◆ **PROBLEM TO SOLVE**:
For the material that follows, return exactly the lines from the one with "Output the Python" through the one with "import plotly.graph_objects as go", both ends included.

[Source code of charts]
__________

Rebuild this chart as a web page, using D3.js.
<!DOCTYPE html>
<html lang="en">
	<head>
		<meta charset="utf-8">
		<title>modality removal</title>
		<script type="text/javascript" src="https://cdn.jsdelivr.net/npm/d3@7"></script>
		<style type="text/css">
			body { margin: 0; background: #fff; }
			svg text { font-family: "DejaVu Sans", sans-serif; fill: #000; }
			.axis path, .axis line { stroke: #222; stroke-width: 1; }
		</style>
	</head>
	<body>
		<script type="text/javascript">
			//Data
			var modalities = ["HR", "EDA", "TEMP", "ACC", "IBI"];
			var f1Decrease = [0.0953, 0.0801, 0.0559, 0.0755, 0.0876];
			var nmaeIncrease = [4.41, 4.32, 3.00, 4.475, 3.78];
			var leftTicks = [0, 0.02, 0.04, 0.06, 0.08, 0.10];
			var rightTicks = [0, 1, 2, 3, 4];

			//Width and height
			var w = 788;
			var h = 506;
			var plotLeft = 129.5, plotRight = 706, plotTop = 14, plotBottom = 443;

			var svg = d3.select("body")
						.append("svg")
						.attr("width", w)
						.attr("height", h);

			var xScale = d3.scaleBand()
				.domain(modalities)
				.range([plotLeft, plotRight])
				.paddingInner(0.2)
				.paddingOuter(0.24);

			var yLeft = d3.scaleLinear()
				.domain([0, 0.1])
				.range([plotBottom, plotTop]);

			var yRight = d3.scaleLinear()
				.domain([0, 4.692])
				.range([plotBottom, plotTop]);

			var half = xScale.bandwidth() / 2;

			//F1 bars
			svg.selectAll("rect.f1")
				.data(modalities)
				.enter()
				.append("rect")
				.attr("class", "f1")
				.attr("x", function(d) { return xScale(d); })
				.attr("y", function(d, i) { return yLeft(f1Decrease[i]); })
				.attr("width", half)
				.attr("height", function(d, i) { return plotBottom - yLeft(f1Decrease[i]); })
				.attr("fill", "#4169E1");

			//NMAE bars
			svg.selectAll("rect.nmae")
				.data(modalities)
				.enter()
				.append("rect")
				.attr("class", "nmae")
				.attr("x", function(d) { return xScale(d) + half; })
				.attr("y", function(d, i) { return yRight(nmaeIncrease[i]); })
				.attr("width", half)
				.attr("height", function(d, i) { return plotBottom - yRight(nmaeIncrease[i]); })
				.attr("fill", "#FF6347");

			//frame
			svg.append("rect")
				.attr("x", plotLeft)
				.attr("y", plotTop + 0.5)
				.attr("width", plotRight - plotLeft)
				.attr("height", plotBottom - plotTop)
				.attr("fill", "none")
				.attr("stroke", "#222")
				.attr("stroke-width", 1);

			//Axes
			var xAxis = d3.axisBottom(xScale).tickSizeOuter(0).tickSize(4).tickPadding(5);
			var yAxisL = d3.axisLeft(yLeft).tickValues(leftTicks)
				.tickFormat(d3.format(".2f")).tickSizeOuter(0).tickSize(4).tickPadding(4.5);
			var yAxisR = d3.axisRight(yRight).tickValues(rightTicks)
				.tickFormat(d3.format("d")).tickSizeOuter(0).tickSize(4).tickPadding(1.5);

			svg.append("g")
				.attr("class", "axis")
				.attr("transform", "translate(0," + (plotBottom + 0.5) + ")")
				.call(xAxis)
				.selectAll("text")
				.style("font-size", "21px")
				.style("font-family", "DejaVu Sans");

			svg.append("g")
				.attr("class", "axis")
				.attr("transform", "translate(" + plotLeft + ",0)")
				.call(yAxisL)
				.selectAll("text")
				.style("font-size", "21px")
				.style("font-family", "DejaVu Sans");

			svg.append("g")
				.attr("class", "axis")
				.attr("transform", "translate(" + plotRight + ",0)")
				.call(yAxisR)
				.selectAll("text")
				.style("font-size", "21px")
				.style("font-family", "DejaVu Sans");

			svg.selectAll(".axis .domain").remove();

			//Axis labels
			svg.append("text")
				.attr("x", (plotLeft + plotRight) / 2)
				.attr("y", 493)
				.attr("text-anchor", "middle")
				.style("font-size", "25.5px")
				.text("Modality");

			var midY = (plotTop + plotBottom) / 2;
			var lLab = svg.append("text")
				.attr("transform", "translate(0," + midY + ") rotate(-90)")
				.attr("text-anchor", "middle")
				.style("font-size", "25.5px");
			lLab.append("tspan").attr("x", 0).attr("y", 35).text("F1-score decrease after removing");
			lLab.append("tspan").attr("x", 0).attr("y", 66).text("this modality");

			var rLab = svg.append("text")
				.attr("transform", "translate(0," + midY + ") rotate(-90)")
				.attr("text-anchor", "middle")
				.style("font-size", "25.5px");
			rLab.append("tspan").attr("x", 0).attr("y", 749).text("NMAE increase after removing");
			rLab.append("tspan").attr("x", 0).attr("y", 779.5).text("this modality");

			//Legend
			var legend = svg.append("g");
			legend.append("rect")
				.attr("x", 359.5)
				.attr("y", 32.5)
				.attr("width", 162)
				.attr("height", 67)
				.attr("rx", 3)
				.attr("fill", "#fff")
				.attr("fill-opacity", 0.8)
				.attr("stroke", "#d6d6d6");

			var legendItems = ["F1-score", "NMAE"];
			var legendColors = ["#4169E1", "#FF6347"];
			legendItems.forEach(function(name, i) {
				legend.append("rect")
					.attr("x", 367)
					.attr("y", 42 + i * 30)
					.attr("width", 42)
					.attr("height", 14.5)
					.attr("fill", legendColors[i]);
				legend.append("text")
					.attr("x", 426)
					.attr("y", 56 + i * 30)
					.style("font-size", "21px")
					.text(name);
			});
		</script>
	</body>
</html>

__________

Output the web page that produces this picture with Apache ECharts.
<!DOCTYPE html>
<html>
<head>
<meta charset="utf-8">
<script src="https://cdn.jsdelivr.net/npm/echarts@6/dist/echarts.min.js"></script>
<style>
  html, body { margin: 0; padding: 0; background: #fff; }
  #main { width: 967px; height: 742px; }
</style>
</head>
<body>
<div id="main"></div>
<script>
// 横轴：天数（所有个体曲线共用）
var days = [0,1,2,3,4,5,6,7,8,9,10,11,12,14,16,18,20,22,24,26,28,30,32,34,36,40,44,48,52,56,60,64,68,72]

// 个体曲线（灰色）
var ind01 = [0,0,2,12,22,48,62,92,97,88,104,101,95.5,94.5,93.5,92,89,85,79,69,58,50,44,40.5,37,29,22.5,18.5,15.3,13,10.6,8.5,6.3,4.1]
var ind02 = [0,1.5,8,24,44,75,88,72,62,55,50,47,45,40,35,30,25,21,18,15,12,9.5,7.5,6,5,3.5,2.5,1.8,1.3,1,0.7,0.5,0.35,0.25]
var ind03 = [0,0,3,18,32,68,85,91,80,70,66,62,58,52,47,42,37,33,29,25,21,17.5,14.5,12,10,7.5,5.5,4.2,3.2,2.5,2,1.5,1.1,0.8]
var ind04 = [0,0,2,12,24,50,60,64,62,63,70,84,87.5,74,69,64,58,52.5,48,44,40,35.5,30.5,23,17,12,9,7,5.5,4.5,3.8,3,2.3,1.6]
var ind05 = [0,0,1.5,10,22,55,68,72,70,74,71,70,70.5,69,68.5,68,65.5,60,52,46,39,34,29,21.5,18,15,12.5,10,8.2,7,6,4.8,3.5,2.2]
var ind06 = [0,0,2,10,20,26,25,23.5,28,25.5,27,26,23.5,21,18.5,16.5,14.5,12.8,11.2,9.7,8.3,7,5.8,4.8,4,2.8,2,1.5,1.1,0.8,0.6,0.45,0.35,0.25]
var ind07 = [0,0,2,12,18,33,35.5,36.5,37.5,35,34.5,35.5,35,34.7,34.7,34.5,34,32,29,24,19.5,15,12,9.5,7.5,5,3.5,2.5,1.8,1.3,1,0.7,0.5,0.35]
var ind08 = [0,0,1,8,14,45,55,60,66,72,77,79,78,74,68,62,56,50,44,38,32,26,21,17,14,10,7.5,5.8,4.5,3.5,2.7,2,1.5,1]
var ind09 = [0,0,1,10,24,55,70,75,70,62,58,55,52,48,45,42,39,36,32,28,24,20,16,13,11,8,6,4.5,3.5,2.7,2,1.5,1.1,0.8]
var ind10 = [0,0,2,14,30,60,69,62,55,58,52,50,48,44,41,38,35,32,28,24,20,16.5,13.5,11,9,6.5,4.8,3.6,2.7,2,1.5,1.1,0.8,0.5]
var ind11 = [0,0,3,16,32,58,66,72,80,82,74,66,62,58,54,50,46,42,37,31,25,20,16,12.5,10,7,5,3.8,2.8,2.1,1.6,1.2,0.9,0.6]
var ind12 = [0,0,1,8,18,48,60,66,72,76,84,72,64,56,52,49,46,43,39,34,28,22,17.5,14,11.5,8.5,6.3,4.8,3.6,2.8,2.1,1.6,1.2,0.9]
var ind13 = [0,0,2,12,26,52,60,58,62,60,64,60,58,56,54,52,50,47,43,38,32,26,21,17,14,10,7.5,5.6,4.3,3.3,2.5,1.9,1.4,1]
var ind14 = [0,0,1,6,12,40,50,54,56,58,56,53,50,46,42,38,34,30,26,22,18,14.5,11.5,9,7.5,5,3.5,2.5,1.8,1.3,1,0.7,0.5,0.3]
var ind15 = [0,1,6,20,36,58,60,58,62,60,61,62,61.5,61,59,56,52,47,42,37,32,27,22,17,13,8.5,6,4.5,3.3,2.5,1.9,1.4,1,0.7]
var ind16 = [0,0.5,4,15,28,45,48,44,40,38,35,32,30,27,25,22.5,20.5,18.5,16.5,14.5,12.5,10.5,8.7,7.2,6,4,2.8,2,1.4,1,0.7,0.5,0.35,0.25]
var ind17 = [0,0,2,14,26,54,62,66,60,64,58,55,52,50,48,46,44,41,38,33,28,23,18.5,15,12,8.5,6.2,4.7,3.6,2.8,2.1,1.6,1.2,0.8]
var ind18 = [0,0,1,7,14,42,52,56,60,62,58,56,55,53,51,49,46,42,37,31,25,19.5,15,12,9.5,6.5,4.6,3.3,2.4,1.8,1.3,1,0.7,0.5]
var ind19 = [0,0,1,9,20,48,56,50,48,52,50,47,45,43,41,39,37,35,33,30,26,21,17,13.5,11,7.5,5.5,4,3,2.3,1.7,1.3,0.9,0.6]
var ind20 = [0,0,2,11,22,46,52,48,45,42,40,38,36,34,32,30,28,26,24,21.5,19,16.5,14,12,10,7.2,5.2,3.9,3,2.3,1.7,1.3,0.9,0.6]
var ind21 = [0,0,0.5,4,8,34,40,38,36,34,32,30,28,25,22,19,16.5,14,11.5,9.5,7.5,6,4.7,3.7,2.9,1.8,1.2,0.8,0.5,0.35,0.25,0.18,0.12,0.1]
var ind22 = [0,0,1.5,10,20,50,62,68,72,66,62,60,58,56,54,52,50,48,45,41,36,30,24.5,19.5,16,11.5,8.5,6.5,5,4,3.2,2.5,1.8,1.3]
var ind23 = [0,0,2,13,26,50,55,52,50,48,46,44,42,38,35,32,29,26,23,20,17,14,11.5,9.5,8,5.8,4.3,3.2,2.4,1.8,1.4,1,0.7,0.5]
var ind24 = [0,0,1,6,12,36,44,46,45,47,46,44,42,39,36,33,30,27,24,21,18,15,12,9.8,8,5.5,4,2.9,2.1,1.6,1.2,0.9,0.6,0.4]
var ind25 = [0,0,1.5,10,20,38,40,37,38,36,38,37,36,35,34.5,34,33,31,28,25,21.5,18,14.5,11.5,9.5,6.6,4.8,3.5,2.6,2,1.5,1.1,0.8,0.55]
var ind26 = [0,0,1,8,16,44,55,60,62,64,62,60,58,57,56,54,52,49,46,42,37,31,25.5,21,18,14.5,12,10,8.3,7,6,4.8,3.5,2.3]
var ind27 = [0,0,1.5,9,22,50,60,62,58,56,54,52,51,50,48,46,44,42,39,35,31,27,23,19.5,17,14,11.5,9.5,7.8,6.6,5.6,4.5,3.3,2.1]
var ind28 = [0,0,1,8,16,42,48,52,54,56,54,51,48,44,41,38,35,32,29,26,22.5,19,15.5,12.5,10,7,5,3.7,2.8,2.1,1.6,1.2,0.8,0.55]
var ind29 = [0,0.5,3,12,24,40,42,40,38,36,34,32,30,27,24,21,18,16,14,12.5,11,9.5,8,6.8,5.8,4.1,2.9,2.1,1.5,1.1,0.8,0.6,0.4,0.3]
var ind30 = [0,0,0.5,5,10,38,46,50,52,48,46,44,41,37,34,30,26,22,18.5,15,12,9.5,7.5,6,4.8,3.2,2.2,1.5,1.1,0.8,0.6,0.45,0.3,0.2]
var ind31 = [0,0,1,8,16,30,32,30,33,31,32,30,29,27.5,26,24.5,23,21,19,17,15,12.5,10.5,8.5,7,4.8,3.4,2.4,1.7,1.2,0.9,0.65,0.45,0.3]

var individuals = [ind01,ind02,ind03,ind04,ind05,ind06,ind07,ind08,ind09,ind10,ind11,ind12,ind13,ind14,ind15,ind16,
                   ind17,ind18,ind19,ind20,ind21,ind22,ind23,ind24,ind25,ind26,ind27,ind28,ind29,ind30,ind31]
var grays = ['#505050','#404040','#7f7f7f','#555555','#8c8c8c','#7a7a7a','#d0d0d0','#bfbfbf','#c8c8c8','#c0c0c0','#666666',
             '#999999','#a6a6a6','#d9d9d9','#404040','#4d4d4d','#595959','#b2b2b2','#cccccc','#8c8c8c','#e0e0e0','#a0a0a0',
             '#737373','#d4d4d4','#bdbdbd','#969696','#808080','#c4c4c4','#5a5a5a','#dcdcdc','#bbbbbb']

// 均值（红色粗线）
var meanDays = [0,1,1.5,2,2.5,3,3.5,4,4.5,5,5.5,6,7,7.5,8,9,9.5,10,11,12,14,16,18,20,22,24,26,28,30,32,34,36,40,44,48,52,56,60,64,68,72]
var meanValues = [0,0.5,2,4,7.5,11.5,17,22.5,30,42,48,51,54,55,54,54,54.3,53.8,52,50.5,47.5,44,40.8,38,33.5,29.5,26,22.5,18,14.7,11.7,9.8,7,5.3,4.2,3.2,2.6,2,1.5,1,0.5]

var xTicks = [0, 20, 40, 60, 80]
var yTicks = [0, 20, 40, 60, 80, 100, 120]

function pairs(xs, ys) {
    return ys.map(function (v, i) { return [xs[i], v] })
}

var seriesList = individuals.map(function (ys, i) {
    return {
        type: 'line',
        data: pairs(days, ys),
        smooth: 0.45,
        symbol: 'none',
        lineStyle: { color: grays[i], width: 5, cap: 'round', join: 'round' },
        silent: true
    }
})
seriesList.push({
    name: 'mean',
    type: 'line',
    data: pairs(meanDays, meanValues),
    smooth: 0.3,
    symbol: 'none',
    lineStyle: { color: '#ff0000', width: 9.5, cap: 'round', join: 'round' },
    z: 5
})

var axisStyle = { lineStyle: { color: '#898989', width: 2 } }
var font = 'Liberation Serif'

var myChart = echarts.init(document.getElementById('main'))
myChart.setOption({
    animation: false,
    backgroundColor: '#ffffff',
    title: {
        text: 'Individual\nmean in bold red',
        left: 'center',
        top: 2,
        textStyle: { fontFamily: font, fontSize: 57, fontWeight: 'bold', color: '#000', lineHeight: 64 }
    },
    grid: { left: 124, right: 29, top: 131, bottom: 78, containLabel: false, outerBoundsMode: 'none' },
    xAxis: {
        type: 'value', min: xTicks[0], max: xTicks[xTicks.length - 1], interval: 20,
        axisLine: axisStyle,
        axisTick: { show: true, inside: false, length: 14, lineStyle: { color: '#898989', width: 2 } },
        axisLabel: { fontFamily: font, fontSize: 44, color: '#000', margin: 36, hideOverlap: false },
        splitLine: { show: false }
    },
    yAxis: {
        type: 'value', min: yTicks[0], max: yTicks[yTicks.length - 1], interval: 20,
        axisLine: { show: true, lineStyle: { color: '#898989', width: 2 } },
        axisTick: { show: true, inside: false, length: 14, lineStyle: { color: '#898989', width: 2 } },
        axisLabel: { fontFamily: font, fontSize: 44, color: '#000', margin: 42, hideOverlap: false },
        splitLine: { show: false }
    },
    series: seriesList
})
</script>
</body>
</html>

__________

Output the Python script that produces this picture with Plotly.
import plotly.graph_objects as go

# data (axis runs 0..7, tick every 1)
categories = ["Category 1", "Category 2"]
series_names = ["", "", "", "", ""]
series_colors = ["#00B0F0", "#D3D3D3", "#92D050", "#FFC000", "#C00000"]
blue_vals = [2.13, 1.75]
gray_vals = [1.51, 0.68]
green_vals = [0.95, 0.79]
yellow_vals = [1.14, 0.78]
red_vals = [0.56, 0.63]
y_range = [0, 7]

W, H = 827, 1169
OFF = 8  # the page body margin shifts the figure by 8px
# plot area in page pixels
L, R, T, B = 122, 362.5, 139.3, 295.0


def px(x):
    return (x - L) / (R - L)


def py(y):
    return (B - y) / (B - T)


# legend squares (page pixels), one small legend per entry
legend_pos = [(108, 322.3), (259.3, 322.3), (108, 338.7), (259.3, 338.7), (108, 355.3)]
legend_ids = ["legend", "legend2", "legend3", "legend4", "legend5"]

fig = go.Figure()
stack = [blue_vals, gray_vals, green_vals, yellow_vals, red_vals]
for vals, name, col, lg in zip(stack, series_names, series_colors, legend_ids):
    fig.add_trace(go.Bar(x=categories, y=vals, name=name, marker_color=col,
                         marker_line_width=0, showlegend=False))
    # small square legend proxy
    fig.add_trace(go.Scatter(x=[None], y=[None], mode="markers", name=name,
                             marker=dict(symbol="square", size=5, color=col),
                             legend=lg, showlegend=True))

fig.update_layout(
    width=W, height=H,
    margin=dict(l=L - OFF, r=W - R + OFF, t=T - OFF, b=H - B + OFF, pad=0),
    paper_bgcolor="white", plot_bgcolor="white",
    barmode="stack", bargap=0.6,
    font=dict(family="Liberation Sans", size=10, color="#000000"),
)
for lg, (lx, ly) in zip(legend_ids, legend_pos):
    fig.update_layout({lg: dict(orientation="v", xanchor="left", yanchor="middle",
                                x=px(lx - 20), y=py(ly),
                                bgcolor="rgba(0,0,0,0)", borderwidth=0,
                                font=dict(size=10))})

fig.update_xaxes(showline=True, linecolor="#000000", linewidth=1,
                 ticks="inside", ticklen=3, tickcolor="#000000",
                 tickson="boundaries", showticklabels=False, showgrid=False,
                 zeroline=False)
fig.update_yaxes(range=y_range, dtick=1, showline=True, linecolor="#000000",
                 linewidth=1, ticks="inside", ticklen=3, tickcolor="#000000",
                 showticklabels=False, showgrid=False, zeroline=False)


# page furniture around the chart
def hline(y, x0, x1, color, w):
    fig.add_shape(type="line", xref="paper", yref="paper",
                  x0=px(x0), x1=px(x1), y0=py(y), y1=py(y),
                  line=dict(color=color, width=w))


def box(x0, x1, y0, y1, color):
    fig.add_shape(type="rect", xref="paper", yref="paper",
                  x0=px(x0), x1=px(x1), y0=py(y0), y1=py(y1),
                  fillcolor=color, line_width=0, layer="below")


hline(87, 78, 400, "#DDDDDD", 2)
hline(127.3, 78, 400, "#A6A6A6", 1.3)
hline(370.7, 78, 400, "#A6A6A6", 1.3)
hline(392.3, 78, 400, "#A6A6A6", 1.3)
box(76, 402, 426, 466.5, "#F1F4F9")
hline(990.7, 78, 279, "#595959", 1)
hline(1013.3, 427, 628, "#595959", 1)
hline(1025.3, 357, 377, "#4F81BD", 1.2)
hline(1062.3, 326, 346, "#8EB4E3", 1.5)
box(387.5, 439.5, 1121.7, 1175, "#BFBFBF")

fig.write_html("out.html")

__________

◆ **SOLUTION TO THE PROBLEM**:
Output the Python script that produces this picture with Plotly.
import plotly.graph_objects as go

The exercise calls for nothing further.